Wiji telah mengetahui, istri ku sedang dalam keadaan hamil. Karena itu dalam kiriman surat berikutnya, Wiji sempat menuliskan bahwa ia sedang meminta istrinya untuk menjahit popok untuk anakku nanti. Tapi rupanya berita ini ditangkap penguasa.

Sempat dikeluarkan isu bahwa Wiji Thukul kawin lagi di Pontianak. Padahal tidak. Karena cerita popok tadi. Entah bagaimana padahal untuk anakku.

Kami pun mengirim surat balasan untuk Paul, dan meminta doa agar tidak keguguran lagi. Setelah itu, tidak ada surat lagi. Terakhir mengirim April akhir atau awal Mei. Kemudian tidak dibalas-balas lagi.

Tiga tahun putus komunikasi dengan Wiji Thukul. Martin dikejutkan dengan telepon dari Sipon (istri Thukul) pada awal tahun 2000.

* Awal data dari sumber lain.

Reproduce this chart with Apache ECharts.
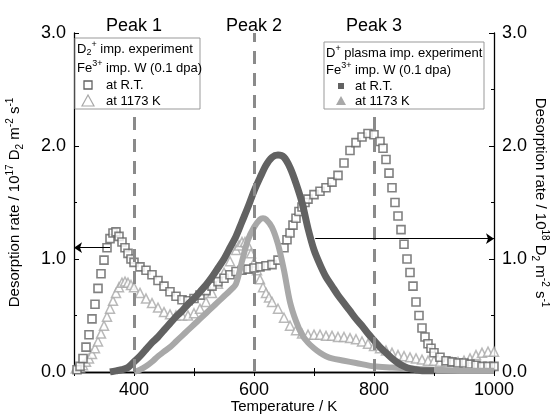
<!DOCTYPE html>
<html>
<head>
<meta charset="utf-8">
<script src="https://cdn.jsdelivr.net/npm/echarts@6/dist/echarts.min.js"></script>
<style>html,body{margin:0;padding:0;background:#fff;}#c{width:555px;height:414px;}</style>
</head>
<body>
<div id="c"></div>
<script>
// ---- Data ----
// D2+ implantation, Fe3+ imp. W, at R.T. (open squares, left axis, 1e17)
const tOpenRT = [305,310,315,320,325,330,335,340,345,350,355,360,365,370,375,380,385,390,395,400,410,420,430,440,450,460,470,480,490,500,510,520,530,540,550,560,570,580,590,600,610,620,630,640,650,655,660,665,670,675,680,685,690,700,710,720,730,740,750,760,770,780,790,800,810,815,820,825,830,835,840,845,850,855,860,865,870,875,880,885,890,895,900,910,920,930,940,950,960,970,980,990,1000];
const vOpenRT = [0.02,0.05,0.12,0.22,0.33,0.47,0.6,0.74,0.87,0.99,1.1,1.18,1.23,1.24,1.2,1.15,1.1,1.05,1.0,0.97,0.93,0.9,0.86,0.81,0.76,0.71,0.67,0.64,0.63,0.65,0.68,0.72,0.76,0.8,0.83,0.86,0.89,0.9,0.91,0.92,0.93,0.94,0.95,0.99,1.1,1.17,1.23,1.3,1.36,1.42,1.46,1.5,1.53,1.57,1.6,1.63,1.68,1.74,1.85,1.96,2.03,2.08,2.11,2.1,2.04,1.98,1.88,1.76,1.63,1.5,1.38,1.26,1.13,1.0,0.88,0.76,0.62,0.5,0.39,0.31,0.25,0.21,0.17,0.13,0.1,0.09,0.08,0.08,0.07,0.06,0.05,0.05,0.05];
// D2+ implantation, at 1173 K (open triangles, left axis)
const tOpenHT = [303,310,315,320,325,330,335,340,345,350,355,360,365,370,375,380,385,390,395,400,410,420,430,440,450,460,470,480,490,500,510,520,530,540,550,560,570,575,580,585,590,595,600,605,610,615,620,625,630,640,650,660,670,680,690,700,710,720,730,740,750,760,770,780,790,800,810,820,830,840,850,860,870,880,890,900,910,920,930,940,950,960,970,980,990,1000];
const vOpenHT = [0.03,0.04,0.06,0.09,0.12,0.16,0.21,0.27,0.34,0.41,0.49,0.56,0.63,0.7,0.75,0.79,0.8,0.79,0.77,0.75,0.7,0.65,0.61,0.57,0.53,0.51,0.5,0.5,0.5,0.52,0.56,0.62,0.7,0.78,0.88,0.98,1.08,1.12,1.15,1.15,1.12,1.05,0.97,0.9,0.82,0.75,0.7,0.66,0.62,0.56,0.48,0.41,0.37,0.34,0.33,0.33,0.33,0.32,0.32,0.31,0.31,0.3,0.29,0.27,0.25,0.23,0.21,0.19,0.17,0.15,0.14,0.13,0.12,0.11,0.1,0.1,0.09,0.09,0.09,0.09,0.1,0.12,0.15,0.17,0.18,0.18];
// D+ plasma implantation, at R.T. (filled squares, right axis, 1e18)
const tPlasRT = [360,370,380,390,400,410,420,430,440,450,460,470,480,490,500,510,520,530,540,550,560,570,580,590,600,610,620,630,640,650,660,670,680,690,700,710,720,730,740,750,760,770,780,790,800,810,820,830,840,850,860,870,880,900];
const vPlasRT = [0.0,0.01,0.02,0.04,0.09,0.14,0.2,0.26,0.31,0.37,0.43,0.49,0.54,0.6,0.65,0.71,0.77,0.84,0.92,1.0,1.1,1.2,1.33,1.46,1.6,1.72,1.83,1.9,1.92,1.9,1.81,1.67,1.5,1.27,1.08,0.95,0.84,0.76,0.68,0.61,0.54,0.47,0.41,0.34,0.28,0.22,0.17,0.12,0.08,0.05,0.03,0.02,0.01,0.01];
// D+ plasma implantation, at 1173 K (filled triangles, right axis)
const tPlasHT = [400,410,420,430,440,450,460,470,480,490,500,510,520,530,540,550,560,570,580,590,600,610,615,620,630,640,650,660,670,680,690,700,710,720,730,750,770,800,830,860,900,950,1000];
const vPlasHT = [0.0,0.02,0.05,0.09,0.14,0.18,0.22,0.27,0.32,0.37,0.42,0.47,0.52,0.57,0.62,0.67,0.72,0.78,0.98,1.17,1.28,1.35,1.36,1.35,1.28,1.13,0.9,0.62,0.45,0.33,0.26,0.21,0.17,0.14,0.12,0.1,0.08,0.05,0.04,0.03,0.02,0.01,0.01];
// Axis / annotation labels
const peakTicks = {400: 'Peak 1', 600: 'Peak 2', 800: 'Peak 3'};
const xLabelTicks = [400, 600, 800, 1000];
const peakLines = [400, 600, 800];

const pairs = (t, v) => t.map((x, i) => [x, v[i]]);
const FONT = '"Liberation Sans", Arial, sans-serif';
const DARK = '#626262', LIGHT = '#a8a8a8';

const chart = echarts.init(document.getElementById('c'), null, {renderer: 'canvas'});

const nameRich = {
  n: {fontSize: 15, fontFamily: FONT, color: '#000', lineHeight: 20},
  sup: {fontSize: 10, fontFamily: FONT, color: '#000', lineHeight: 11, verticalAlign: 'top'},
  sub: {fontSize: 10, fontFamily: FONT, color: '#000', lineHeight: 11, verticalAlign: 'bottom'}
};
const legRich = {
  n: {fontSize: 13, fontFamily: FONT, color: '#000', lineHeight: 17},
  sup: {fontSize: 9, fontFamily: FONT, color: '#000', lineHeight: 10, verticalAlign: 'top'},
  sub: {fontSize: 9, fontFamily: FONT, color: '#000', lineHeight: 10, verticalAlign: 'bottom'}
};

const yAxisCommon = {
  type: 'value', min: 0, max: 3, interval: 1,
  axisLine: {show: true, lineStyle: {color: '#000', width: 1.3}},
  axisTick: {show: true, inside: true, length: 5, lineStyle: {color: '#000'}},
  minorTick: {show: true, splitNumber: 2, length: 3, lineStyle: {color: '#000'}},
  splitLine: {show: false},
  axisLabel: {fontSize: 18, fontFamily: FONT, color: '#000', margin: 8, formatter: v => v.toFixed(1)},
  nameLocation: 'middle'
};

const option = {
  animation: false,
  backgroundColor: '#fff',
  grid: {left: 74, right: 61, top: 33, bottom: 42, outerBoundsMode: 'none', containLabel: false},
  xAxis: [{
    type: 'value', min: 300, max: 1000, interval: 100,
    axisLine: {lineStyle: {color: '#000', width: 1.3}},
    axisTick: {inside: true, length: 4, lineStyle: {color: '#000'}},
    splitLine: {show: false},
    axisLabel: {fontSize: 18, fontFamily: FONT, color: '#000', margin: 9,
      formatter: v => xLabelTicks.includes(v) ? String(v) : ''},
    name: 'Temperature / K', nameLocation: 'middle', nameGap: 27, nameMoveOverlap: false,
    nameTextStyle: {fontSize: 15, fontFamily: FONT, color: '#000'}
  }, {
    type: 'value', position: 'top', min: 300, max: 1000, interval: 100,
    axisLine: {lineStyle: {color: '#000', width: 1.3}},
    axisTick: {inside: true, length: 4, lineStyle: {color: '#000'}},
    splitLine: {show: false},
    axisLabel: {fontSize: 18, fontFamily: FONT, color: '#000', margin: -2,
      formatter: v => peakTicks[v] || ''}
  }],
  yAxis: [Object.assign({}, yAxisCommon, {
    position: 'left',
    name: '{n|Desorption rate / 10}{sup|17}{n| D}{sub|2}{n| m}{sup|-2}{n| s}{sup|-1}',
    nameGap: 49, nameMoveOverlap: false,
    nameTextStyle: {rich: nameRich}
  }), Object.assign({}, yAxisCommon, {
    position: 'right',
    name: '{n|Desorption rate / 10}{sup|18}{n| D}{sub|2}{n| m}{sup|-2}{n| s}{sup|-1}',
    nameGap: 36, nameRotate: -90, nameMoveOverlap: false,
    nameTextStyle: {rich: nameRich}
  })],
  series: [{
    name: 'D2+ 1173K', type: 'scatter', xAxisIndex: 0, yAxisIndex: 0,
    data: pairs(tOpenHT, vOpenHT),
    symbol: 'triangle', symbolSize: 9,
    itemStyle: {color: '#fff', borderColor: LIGHT, borderWidth: 1.5},
    markLine: {
      silent: true, symbol: 'none', label: {show: false},
      lineStyle: {type: [13, 9], color: '#8a8a8a', width: 3},
      data: [
        [{coord: [peakLines[0], 0]}, {coord: [peakLines[0], 2.27]}],
        [{coord: [peakLines[1], 0]}, {coord: [peakLines[1], 3]}],
        [{coord: [peakLines[2], 0]}, {coord: [peakLines[2], 2.27]}]
      ]
    }
  }, {
    name: 'D2+ RT', type: 'scatter', xAxisIndex: 0, yAxisIndex: 0,
    data: pairs(tOpenRT, vOpenRT),
    symbol: 'rect', symbolSize: 8,
    itemStyle: {color: '#fff', borderColor: DARK, borderWidth: 1.6},
    markLine: {
      silent: true, symbol: ['none', 'arrow'], symbolSize: 8, label: {show: false},
      lineStyle: {type: 'solid', color: '#000', width: 1.2},
      data: [[{coord: [360, 1.1]}, {coord: [300, 1.1]}]]
    }
  }, {
    name: 'D+ 1173K', type: 'line', xAxisIndex: 0, yAxisIndex: 1,
    data: pairs(tPlasHT, vPlasHT), smooth: 0.3,
    showSymbol: false, lineStyle: {color: LIGHT, width: 6}
  }, {
    name: 'D+ RT', type: 'line', xAxisIndex: 0, yAxisIndex: 1,
    data: pairs(tPlasRT, vPlasRT), smooth: 0.3,
    showSymbol: false, lineStyle: {color: DARK, width: 7},
    markLine: {
      silent: true, symbol: ['none', 'arrow'], symbolSize: 8, label: {show: false},
      lineStyle: {type: 'solid', color: '#000', width: 1.2},
      data: [[{coord: [702, 1.18]}, {coord: [1000, 1.18]}]]
    }
  }],
  graphic: [
    {type: 'rect', z: 100, shape: {x: 75, y: 38, width: 125, height: 71},
     style: {fill: '#fff', stroke: '#999', lineWidth: 1}},
    {type: 'text', z: 101, style: {x: 77, y: 49, verticalAlign: 'middle',
     text: '{n|D}{sub|2}{sup|+}{n| imp. experiment}', rich: legRich}},
    {type: 'text', z: 101, style: {x: 77, y: 68, verticalAlign: 'middle',
     text: '{n|Fe}{sup|3+}{n| imp. W (0.1 dpa)}', rich: legRich}},
    {type: 'rect', z: 101, shape: {x: 84, y: 81, width: 8, height: 8},
     style: {fill: '#fff', stroke: DARK, lineWidth: 1.3}},
    {type: 'text', z: 101, style: {x: 106, y: 85, verticalAlign: 'middle', text: '{n|at R.T.}', rich: legRich}},
    {type: 'polygon', z: 101, shape: {points: [[88, 95], [82, 106], [94, 106]]},
     style: {fill: '#fff', stroke: LIGHT, lineWidth: 1.2}},
    {type: 'text', z: 101, style: {x: 106, y: 101, verticalAlign: 'middle', text: '{n|at 1173 K}', rich: legRich}},

    {type: 'rect', z: 100, shape: {x: 324, y: 42, width: 160, height: 67},
     style: {fill: '#fff', stroke: '#999', lineWidth: 1}},
    {type: 'text', z: 101, style: {x: 326, y: 53, verticalAlign: 'middle',
     text: '{n|D}{sup|+}{n| plasma imp. experiment}', rich: legRich}},
    {type: 'text', z: 101, style: {x: 326, y: 70, verticalAlign: 'middle',
     text: '{n|Fe}{sup|3+}{n| imp. W (0.1 dpa)}', rich: legRich}},
    {type: 'rect', z: 101, shape: {x: 338, y: 83, width: 6, height: 6},
     style: {fill: DARK}},
    {type: 'text', z: 101, style: {x: 355, y: 86, verticalAlign: 'middle', text: '{n|at R.T.}', rich: legRich}},
    {type: 'polygon', z: 101, shape: {points: [[341, 96], [336, 105], [346, 105]]},
     style: {fill: LIGHT}},
    {type: 'text', z: 101, style: {x: 355, y: 101, verticalAlign: 'middle', text: '{n|at 1173 K}', rich: legRich}}
  ]
};
chart.setOption(option);
</script>
</body>
</html>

"Bang Martin, Wiji Thukul di mana?" ujar istri Thukul melalui telepon. "Aku juga tidak tahu, kami kehilangan jejak," jawabku. Habis itu rupanya Mbak Pon membuat pengaduan orang hilang ke Kontras. Aku berspekulasi, dia meneleponku untuk konfirmasi bahwa Wiji Thukul menghilang. Terus tidak ada kabar lagi.

Aku cuma dengar isu dari majalah. Katanya dia jadi orang gila di Solo, ada yang bilang dia jadi dosen. Jadi isunya banyak. Jadi aku sengaja menutup diri agar tidak mendengar informasi itu. Kami tidak bisa cerita panjang karena nanti bisa melebar. Baru pada tahun 2011, aku mulai bercerita.

Istri Wiji Thukul menangis menyaksikan film tentang perjuangan suaminya.

FOTO: Sipon atau Dyah Sujirah istri Wiji Thukul menangis usai menonton film Wiji Thukul, “Istirahatlah Kata-kata, di bioskop Grand 21, Solo Grand Mall (SGM), Surakarta, Kamis (19/1/2017)/Fajar Sodiq

Kini kisah Wiji Thukul dan perjalanannya telah difilmkan. Martin mengaku terharu dengan upaya itu. Lelaki yang pernah menyelamatkan nyawa Wiji Thukul ini pun berharap banyak dari rekam sejarah itu.

Film ini harus bisa memandu gerakan perubahan sosial. Seperti pendekatan seni dan kebudayaan. Saya sangat senang Wiji difilmkan. Artinya sejarah tidak hilang begitu saja diterbangkan angin.